Problem details ▸ Without the pictures, can you quote each line below exactly?

Dataset section ▸
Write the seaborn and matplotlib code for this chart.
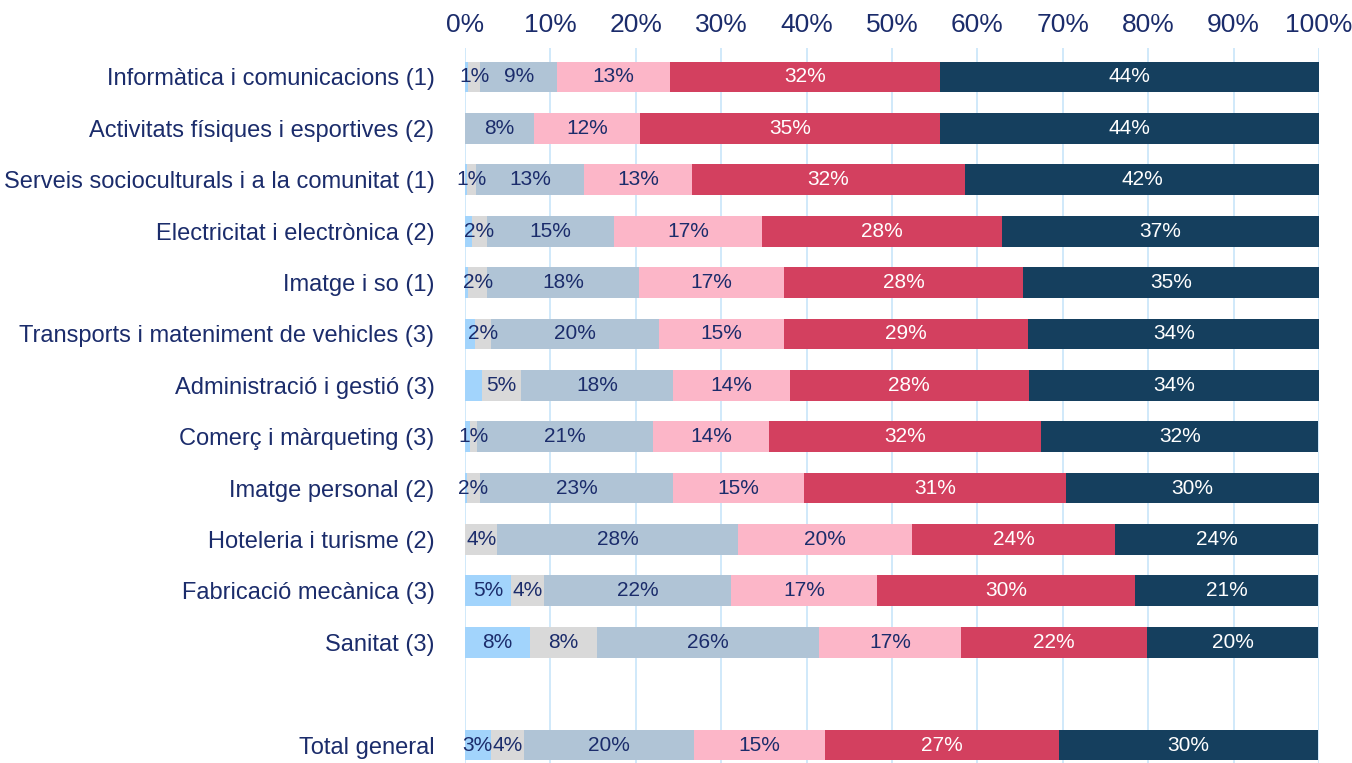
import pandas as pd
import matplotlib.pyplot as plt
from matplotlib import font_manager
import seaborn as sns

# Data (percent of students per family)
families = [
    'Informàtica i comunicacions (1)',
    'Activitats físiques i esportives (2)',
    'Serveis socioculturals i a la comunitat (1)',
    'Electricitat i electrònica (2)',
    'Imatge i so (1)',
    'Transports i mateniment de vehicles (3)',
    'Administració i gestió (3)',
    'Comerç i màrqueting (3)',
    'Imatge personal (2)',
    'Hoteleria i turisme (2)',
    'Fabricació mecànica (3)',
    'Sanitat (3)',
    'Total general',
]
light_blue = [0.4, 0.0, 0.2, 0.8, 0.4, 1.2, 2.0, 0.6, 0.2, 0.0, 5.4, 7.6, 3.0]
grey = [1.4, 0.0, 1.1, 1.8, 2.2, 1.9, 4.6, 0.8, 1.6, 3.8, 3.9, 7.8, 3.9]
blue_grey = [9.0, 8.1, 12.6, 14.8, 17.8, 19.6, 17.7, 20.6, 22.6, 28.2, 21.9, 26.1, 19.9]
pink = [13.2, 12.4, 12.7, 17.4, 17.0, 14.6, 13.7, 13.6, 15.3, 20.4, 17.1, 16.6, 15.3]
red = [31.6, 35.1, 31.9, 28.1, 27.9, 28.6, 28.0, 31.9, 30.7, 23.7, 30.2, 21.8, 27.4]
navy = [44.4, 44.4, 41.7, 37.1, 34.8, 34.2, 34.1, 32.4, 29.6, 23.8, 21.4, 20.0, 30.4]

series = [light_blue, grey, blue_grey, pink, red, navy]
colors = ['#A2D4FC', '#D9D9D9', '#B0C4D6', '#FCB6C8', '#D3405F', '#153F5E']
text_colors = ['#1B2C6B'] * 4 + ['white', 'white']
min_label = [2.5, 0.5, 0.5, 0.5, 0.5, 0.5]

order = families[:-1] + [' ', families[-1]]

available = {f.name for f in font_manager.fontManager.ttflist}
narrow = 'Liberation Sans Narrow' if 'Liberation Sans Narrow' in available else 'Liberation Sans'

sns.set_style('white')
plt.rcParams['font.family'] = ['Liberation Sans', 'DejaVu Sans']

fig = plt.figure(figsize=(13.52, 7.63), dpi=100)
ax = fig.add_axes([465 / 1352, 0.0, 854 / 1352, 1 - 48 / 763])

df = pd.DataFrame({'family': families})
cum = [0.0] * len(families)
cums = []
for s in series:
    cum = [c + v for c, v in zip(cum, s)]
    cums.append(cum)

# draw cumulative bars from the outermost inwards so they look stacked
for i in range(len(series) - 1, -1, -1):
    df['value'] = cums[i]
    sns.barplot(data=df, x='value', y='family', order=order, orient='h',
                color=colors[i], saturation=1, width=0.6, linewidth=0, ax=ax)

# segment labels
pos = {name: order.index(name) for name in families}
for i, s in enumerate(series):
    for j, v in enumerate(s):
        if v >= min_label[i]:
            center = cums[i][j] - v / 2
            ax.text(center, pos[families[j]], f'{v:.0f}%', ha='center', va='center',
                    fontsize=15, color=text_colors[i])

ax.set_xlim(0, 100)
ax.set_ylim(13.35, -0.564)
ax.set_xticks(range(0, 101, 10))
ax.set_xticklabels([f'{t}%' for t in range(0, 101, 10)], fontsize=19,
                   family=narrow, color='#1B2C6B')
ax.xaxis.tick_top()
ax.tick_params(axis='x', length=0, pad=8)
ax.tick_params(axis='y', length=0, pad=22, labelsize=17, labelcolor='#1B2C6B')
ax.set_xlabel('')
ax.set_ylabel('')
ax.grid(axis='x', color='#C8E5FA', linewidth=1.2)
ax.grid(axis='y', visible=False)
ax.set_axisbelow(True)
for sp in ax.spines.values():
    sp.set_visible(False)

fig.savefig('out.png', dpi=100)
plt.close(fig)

Answer to this exercise ▸
Write the seaborn and matplotlib code for this chart.
import pandas as pd
import matplotlib.pyplot as plt
from matplotlib import font_manager
import seaborn as sns

# Data (percent of students per family)
families = [
    'Informàtica i comunicacions (1)',
    'Activitats físiques i esportives (2)',
    'Serveis socioculturals i a la comunitat (1)',
    'Electricitat i electrònica (2)',
    'Imatge i so (1)',
    'Transports i mateniment de vehicles (3)',
    'Administració i gestió (3)',
    'Comerç i màrqueting (3)',
    'Imatge personal (2)',
    'Hoteleria i turisme (2)',
    'Fabricació mecànica (3)',
    'Sanitat (3)',
    'Total general',
]
light_blue = [0.4, 0.0, 0.2, 0.8, 0.4, 1.2, 2.0, 0.6, 0.2, 0.0, 5.4, 7.6, 3.0]
grey = [1.4, 0.0, 1.1, 1.8, 2.2, 1.9, 4.6, 0.8, 1.6, 3.8, 3.9, 7.8, 3.9]
blue_grey = [9.0, 8.1, 12.6, 14.8, 17.8, 19.6, 17.7, 20.6, 22.6, 28.2, 21.9, 26.1, 19.9]
pink = [13.2, 12.4, 12.7, 17.4, 17.0, 14.6, 13.7, 13.6, 15.3, 20.4, 17.1, 16.6, 15.3]
red = [31.6, 35.1, 31.9, 28.1, 27.9, 28.6, 28.0, 31.9, 30.7, 23.7, 30.2, 21.8, 27.4]
navy = [44.4, 44.4, 41.7, 37.1, 34.8, 34.2, 34.1, 32.4, 29.6, 23.8, 21.4, 20.0, 30.4]

series = [light_blue, grey, blue_grey, pink, red, navy]
colors = ['#A2D4FC', '#D9D9D9', '#B0C4D6', '#FCB6C8', '#D3405F', '#153F5E']
text_colors = ['#1B2C6B'] * 4 + ['white', 'white']
min_label = [2.5, 0.5, 0.5, 0.5, 0.5, 0.5]

order = families[:-1] + [' ', families[-1]]

available = {f.name for f in font_manager.fontManager.ttflist}
narrow = 'Liberation Sans Narrow' if 'Liberation Sans Narrow' in available else 'Liberation Sans'

sns.set_style('white')
plt.rcParams['font.family'] = ['Liberation Sans', 'DejaVu Sans']

fig = plt.figure(figsize=(13.52, 7.63), dpi=100)
ax = fig.add_axes([465 / 1352, 0.0, 854 / 1352, 1 - 48 / 763])

df = pd.DataFrame({'family': families})
cum = [0.0] * len(families)
cums = []
for s in series:
    cum = [c + v for c, v in zip(cum, s)]
    cums.append(cum)

# draw cumulative bars from the outermost inwards so they look stacked
for i in range(len(series) - 1, -1, -1):
    df['value'] = cums[i]
    sns.barplot(data=df, x='value', y='family', order=order, orient='h',
                color=colors[i], saturation=1, width=0.6, linewidth=0, ax=ax)

# segment labels
pos = {name: order.index(name) for name in families}
for i, s in enumerate(series):
    for j, v in enumerate(s):
        if v >= min_label[i]:
            center = cums[i][j] - v / 2
            ax.text(center, pos[families[j]], f'{v:.0f}%', ha='center', va='center',
                    fontsize=15, color=text_colors[i])

ax.set_xlim(0, 100)
ax.set_ylim(13.35, -0.564)
ax.set_xticks(range(0, 101, 10))
ax.set_xticklabels([f'{t}%' for t in range(0, 101, 10)], fontsize=19,
                   family=narrow, color='#1B2C6B')
ax.xaxis.tick_top()
ax.tick_params(axis='x', length=0, pad=8)
ax.tick_params(axis='y', length=0, pad=22, labelsize=17, labelcolor='#1B2C6B')
ax.set_xlabel('')
ax.set_ylabel('')
ax.grid(axis='x', color='#C8E5FA', linewidth=1.2)
ax.grid(axis='y', visible=False)
ax.set_axisbelow(True)
for sp in ax.spines.values():
    sp.set_visible(False)

fig.savefig('out.png', dpi=100)
plt.close(fig)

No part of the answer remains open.